The shutter is always connected to the AF Sensor activation but when set up for BBAF the AF system no longer sends controls to the lens. So yes, the AF detection system is still enabled when you press down on the shutter but if you've disabled focus on your shutter release the lens does not actually refocus. If your lens really is continuing to refocus you should be able to hear it when you depress the shutter or you can test it by prefocusing on something close or very far, recomposing so that everything in your viewfinder is completely out of focus and the depressing the shutter. If the captured image remains out of focus then the camera is not re-acquiring focus when you depress the shutter. If everything snaps back into focus then for some reason the AF has not been disassociated with the shutter release.
Also if there's a sufficiently in-focus image element under the selected focusing spot then the white focus confirmation dot will still appear as the AF sensing system is still enabled but that won't change the actual lens focusing once you've disassociated focusing from the shutter release.

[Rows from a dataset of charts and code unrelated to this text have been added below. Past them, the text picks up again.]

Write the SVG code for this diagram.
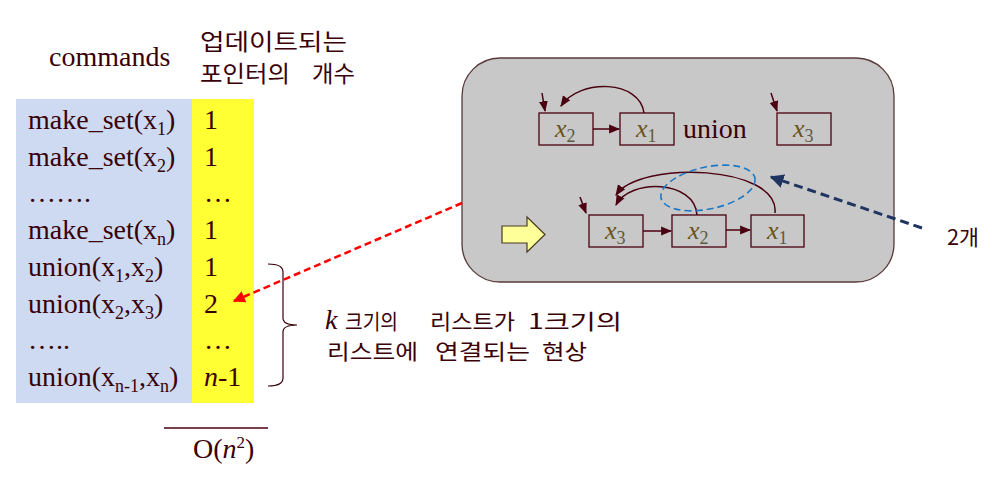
<svg xmlns="http://www.w3.org/2000/svg" width="994" height="484" viewBox="0 0 994 484">
<style>
.t{font-family:"Liberation Serif","Times New Roman",serif;font-size:28px;fill:#3a0008}
.k{font-family:"Noto Sans CJK KR","Noto Sans",sans-serif;font-size:21px;fill:#3a0008}
.h{font-family:"Noto Sans CJK KR","Noto Sans",sans-serif;font-size:23px;fill:#3a0008}
.nb{fill:none;stroke:#4a0010;stroke-width:1.3}
.nx{font-family:"Liberation Serif","Times New Roman",serif;font-style:italic;font-size:26px;fill:#6a5418}
.ns{font-family:"Liberation Serif","Times New Roman",serif;font-style:normal;font-size:18px;fill:#5a5a40}
.ln{fill:none;stroke:#4a0010;stroke-width:1.5}
</style>
<defs>
<marker id="ah2" viewBox="0 0 10 10" refX="9" refY="5" markerWidth="11" markerHeight="11" orient="auto" markerUnits="userSpaceOnUse">
<path d="M0 1 L10 5 L0 9 z" fill="#4a0010"/>
</marker>
<marker id="red" viewBox="0 0 10 10" refX="9" refY="5" markerWidth="12" markerHeight="12" orient="auto" markerUnits="userSpaceOnUse">
<path d="M0 0 L10 5 L0 10 z" fill="#ff0000"/>
</marker>
<marker id="navy" viewBox="0 0 10 10" refX="9" refY="5" markerWidth="14" markerHeight="14" orient="auto" markerUnits="userSpaceOnUse">
<path d="M0 0 L10 5 L0 10 z" fill="#1f3460"/>
</marker>
</defs>

<g id="table">
<rect x="16" y="99" width="176" height="304" fill="#cddaf1"/>
<rect x="192" y="99" width="62" height="304" fill="#ffff33"/>
<text class="t" x="49" y="66">commands</text>
<text class="h" x="200" y="50" textLength="147" lengthAdjust="spacingAndGlyphs">업데이트되는</text>
<text class="h" x="200" y="82" textLength="90" lengthAdjust="spacingAndGlyphs">포인터의</text>
<text class="h" x="312" y="82" textLength="43" lengthAdjust="spacingAndGlyphs">개수</text>
<text class="t" x="28" y="129">make_set(x<tspan dy="6" font-size="18">1</tspan><tspan dy="-6">)</tspan></text>
<text class="t" x="28" y="165.5">make_set(x<tspan dy="6" font-size="18">2</tspan><tspan dy="-6">)</tspan></text>
<text class="t" x="28" y="202">…….</text>
<text class="t" x="28" y="239">make_set(x<tspan dy="6" font-size="18">n</tspan><tspan dy="-6">)</tspan></text>
<text class="t" x="28" y="276">union(x<tspan dy="6" font-size="18">1</tspan><tspan dy="-6">,x</tspan><tspan dy="6" font-size="18">2</tspan><tspan dy="-6">)</tspan></text>
<text class="t" x="28" y="312.5">union(x<tspan dy="6" font-size="18">2</tspan><tspan dy="-6">,x</tspan><tspan dy="6" font-size="18">3</tspan><tspan dy="-6">)</tspan></text>
<text class="t" x="28" y="349">…..</text>
<text class="t" x="28" y="386">union(x<tspan dy="6" font-size="18">n-1</tspan><tspan dy="-6">,x</tspan><tspan dy="6" font-size="18">n</tspan><tspan dy="-6">)</tspan></text>
<text class="t" x="204" y="129">1</text>
<text class="t" x="204" y="165.5">1</text>
<text class="t" x="204" y="202">…</text>
<text class="t" x="204" y="239">1</text>
<text class="t" x="204" y="276">1</text>
<text class="t" x="204" y="312.5">2</text>
<text class="t" x="204" y="349">…</text>
<text class="t" x="204" y="386"><tspan font-style="italic">n</tspan>-1</text>
<line x1="164" y1="428" x2="268" y2="428" stroke="#4a0010" stroke-width="1.3"/>
<text class="t" x="193" y="458">O(<tspan font-style="italic">n</tspan><tspan dy="-10" font-size="17">2</tspan><tspan dy="10">)</tspan></text>
</g>

<g id="brace">
<path d="M268 264 Q283 264 283 272 L283 318 Q283 325 297 325 Q283 325 283 332 L283 378 Q283 386 268 386" fill="none" stroke="#3a0008" stroke-width="1.2"/>
<text class="t" x="325" y="329" font-style="italic" font-size="22">k</text>
<text class="k" x="345" y="329" textLength="53" lengthAdjust="spacingAndGlyphs">크기의</text>
<text class="k" x="430" y="329" textLength="85" lengthAdjust="spacingAndGlyphs">리스트가</text>
<text class="k" x="528" y="329" textLength="94" lengthAdjust="spacingAndGlyphs">1크기의</text>
<text class="k" x="327" y="359" textLength="91" lengthAdjust="spacingAndGlyphs">리스트에</text>
<text class="k" x="435" y="359" textLength="95" lengthAdjust="spacingAndGlyphs">연결되는</text>
<text class="k" x="542" y="359" textLength="45" lengthAdjust="spacingAndGlyphs">현상</text>
</g>

<g id="panel">
<rect x="462" y="58" width="432" height="224" rx="38" ry="38" fill="#c8c8c8" stroke="#5a3a3a" stroke-width="1.3"/>
<path d="M502 226 L527 226 L527 217 L545 234.5 L527 252 L527 243 L502 243 z" fill="#ffff99" stroke="#4a3a20" stroke-width="1.2"/>
</g>

<g id="node-top-x2">
<rect class="nb" x="539" y="113" width="54" height="32"/>
<text class="nx" x="555" y="137">x<tspan class="ns" dy="5">2</tspan></text>
</g>
<g id="node-top-x1">
<rect class="nb" x="620" y="113" width="54" height="32"/>
<text class="nx" x="636" y="137">x<tspan class="ns" dy="5">1</tspan></text>
</g>
<text id="union-label" class="t" x="683" y="138">union</text>
<g id="node-top-x3">
<rect class="nb" x="777" y="113" width="54" height="32"/>
<text class="nx" x="793" y="137">x<tspan class="ns" dy="5">3</tspan></text>
</g>
<g id="node-bot-x3">
<rect class="nb" x="589" y="215" width="54" height="32"/>
<text class="nx" x="605" y="239">x<tspan class="ns" dy="5">3</tspan></text>
</g>
<g id="node-bot-x2">
<rect class="nb" x="672" y="215" width="54" height="32"/>
<text class="nx" x="688" y="239">x<tspan class="ns" dy="5">2</tspan></text>
</g>
<g id="node-bot-x1">
<rect class="nb" x="751" y="215" width="53" height="32"/>
<text class="nx" x="767" y="239">x<tspan class="ns" dy="5">1</tspan></text>
</g>
<text id="label-2" class="k" x="947" y="245" font-size="20" textLength="32" lengthAdjust="spacingAndGlyphs">2개</text>

<g id="connectors">
<line class="ln" x1="593" y1="129" x2="619" y2="129" stroke-width="2" marker-end="url(#ah2)"/>
<path class="ln" d="M644 113 C640 80 580 78 561 106" marker-end="url(#ah2)"/>
<line class="ln" x1="542" y1="93" x2="545" y2="111" marker-end="url(#ah2)"/>
<line class="ln" x1="771" y1="93" x2="777" y2="111" marker-end="url(#ah2)"/>
<line class="ln" x1="643" y1="231" x2="671" y2="231" stroke-width="2" marker-end="url(#ah2)"/>
<line class="ln" x1="726" y1="230" x2="750" y2="230" stroke-width="2" marker-end="url(#ah2)"/>
<path class="ln" d="M697 215 C695 180 630 178 616 205" marker-end="url(#ah2)"/>
<path class="ln" d="M775 213 C780 165 640 160 616 195" marker-end="url(#ah2)"/>
<line class="ln" x1="580" y1="197" x2="586" y2="213" marker-end="url(#ah2)"/>
<ellipse cx="708" cy="188" rx="48" ry="21" transform="rotate(-12 708 188)" fill="none" stroke="#1a78c8" stroke-width="1.6" stroke-dasharray="7 4"/>
<line x1="922" y1="228" x2="771" y2="177" stroke="#1f3460" stroke-width="3" stroke-dasharray="9 5" marker-end="url(#navy)"/>
<line x1="462" y1="203" x2="234" y2="301" stroke="#ff0000" stroke-width="2.5" stroke-dasharray="7 4" marker-end="url(#red)"/>
</g>
</svg>
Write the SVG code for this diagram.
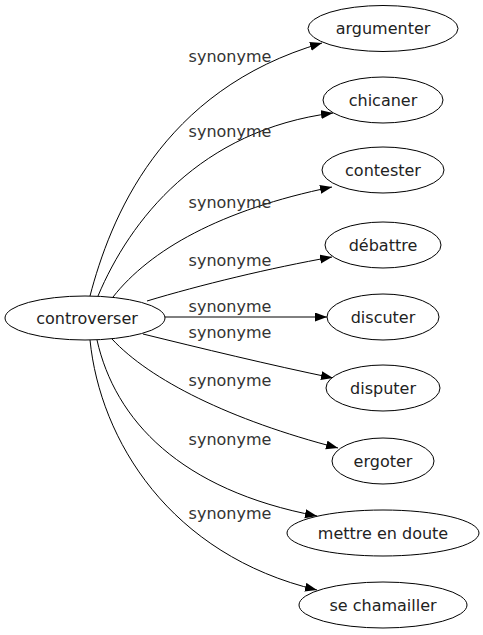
<svg xmlns="http://www.w3.org/2000/svg" width="483" height="635" viewBox="0 0 483 635">
<style>
  .node ellipse { fill: #ffffff; stroke: #000000; stroke-width: 1; }
  .node text { font-family: "DejaVu Sans", sans-serif; font-size: 16px; fill: #222222; text-anchor: middle; }
  .edges path { fill: none; stroke: #000000; stroke-width: 1; marker-end: url(#arrow); }
  .edges text { font-family: "DejaVu Sans", sans-serif; font-size: 16px; fill: #333333; text-anchor: middle; }
</style>
<defs>
  <marker id="arrow" markerUnits="userSpaceOnUse" markerWidth="13" markerHeight="10" refX="12" refY="4.5" orient="auto">
    <path d="M0,0 L12,4.5 L0,9 z" fill="#000000"/>
  </marker>
</defs>
<rect width="483" height="635" fill="#ffffff"/>
<g id="connectors" class="edges">
  <path d="M90,296 C110,220 160,90 322,43"/>
  <path d="M98,296 C130,220 200,130 333,113"/>
  <path d="M113,297 C150,250 220,210 332,187"/>
  <path d="M147,301 C200,285 270,268 332,257"/>
  <path d="M164,317 L327,317"/>
  <path d="M143,334 C200,348 270,365 333,378"/>
  <path d="M112,339 C150,380 230,420 338,448"/>
  <path d="M97,340 C115,420 180,490 317,516"/>
  <path d="M90,340 C100,440 170,555 317,590"/>
  <text x="230" y="62">synonyme</text>
  <text x="230" y="137">synonyme</text>
  <text x="230" y="208">synonyme</text>
  <text x="230" y="266">synonyme</text>
  <text x="230" y="312">synonyme</text>
  <text x="230" y="338">synonyme</text>
  <text x="230" y="386">synonyme</text>
  <text x="230" y="445">synonyme</text>
  <text x="230" y="519">synonyme</text>
</g>
<g id="controverser" class="node"><ellipse cx="85" cy="318" rx="80" ry="22"/><text x="87" y="323.5">controverser</text></g>
<g id="argumenter" class="node"><ellipse cx="383" cy="28.5" rx="75" ry="23"/><text x="383" y="34">argumenter</text></g>
<g id="chicaner" class="node"><ellipse cx="383" cy="100" rx="60" ry="23"/><text x="383" y="105.5">chicaner</text></g>
<g id="contester" class="node"><ellipse cx="383" cy="170" rx="61" ry="23"/><text x="383" y="175.5">contester</text></g>
<g id="debattre" class="node"><ellipse cx="383" cy="245" rx="58" ry="23"/><text x="383" y="250.5">débattre</text></g>
<g id="discuter" class="node"><ellipse cx="383" cy="317" rx="56" ry="23"/><text x="383" y="322.5">discuter</text></g>
<g id="disputer" class="node"><ellipse cx="383" cy="388" rx="57" ry="23"/><text x="383" y="393.5">disputer</text></g>
<g id="ergoter" class="node"><ellipse cx="383" cy="461" rx="51" ry="23"/><text x="383" y="466.5">ergoter</text></g>
<g id="mettre-en-doute" class="node"><ellipse cx="383" cy="533" rx="96" ry="23"/><text x="383" y="538.5">mettre en doute</text></g>
<g id="se-chamailler" class="node"><ellipse cx="383" cy="605" rx="84" ry="23"/><text x="383" y="610.5">se chamailler</text></g>
</svg>
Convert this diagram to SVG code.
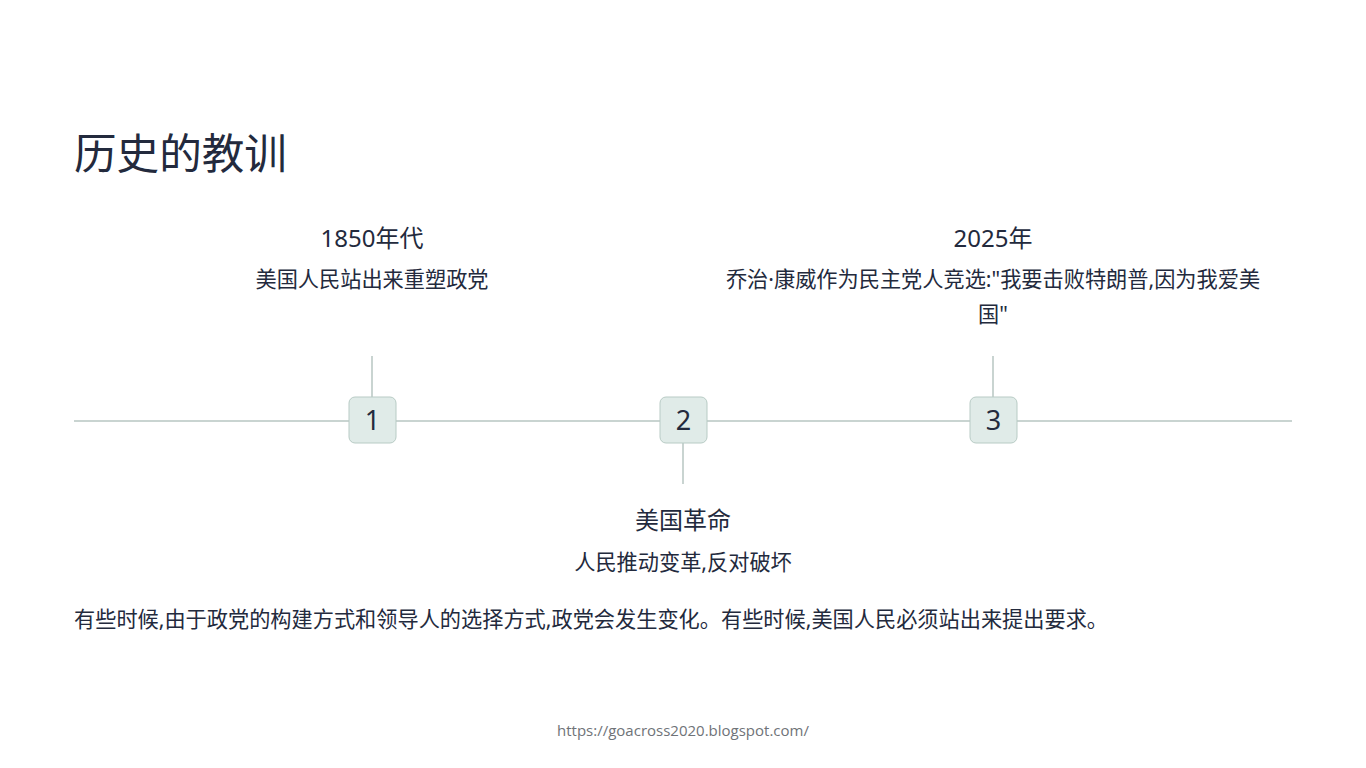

The red focus square on playback simply tells you which focus point was selected in the viewfinder, it does not tell you the image element that you actually focused on before recomposing. IOW, that red square in playback should be the same square you selected when in Single Point or the center of the selected area in one of the Dynamic Area modes, the same as what you viewed through the viewfinder which of course won't be over your subject once you recompose before shooting. IOW, the camera isn't smart enough to know and save the portion of the image you focused on, it just shows which focus point was selected at the time the shutter was released regardless of where that sits in the frame and regardless of what you actually focused on before recomposing.
Does that make sense?
Bottom line, when you do focus and recompose shooting the red focus point square in playback doesn't tell you anything about where you actually focused the image prior to recomposing.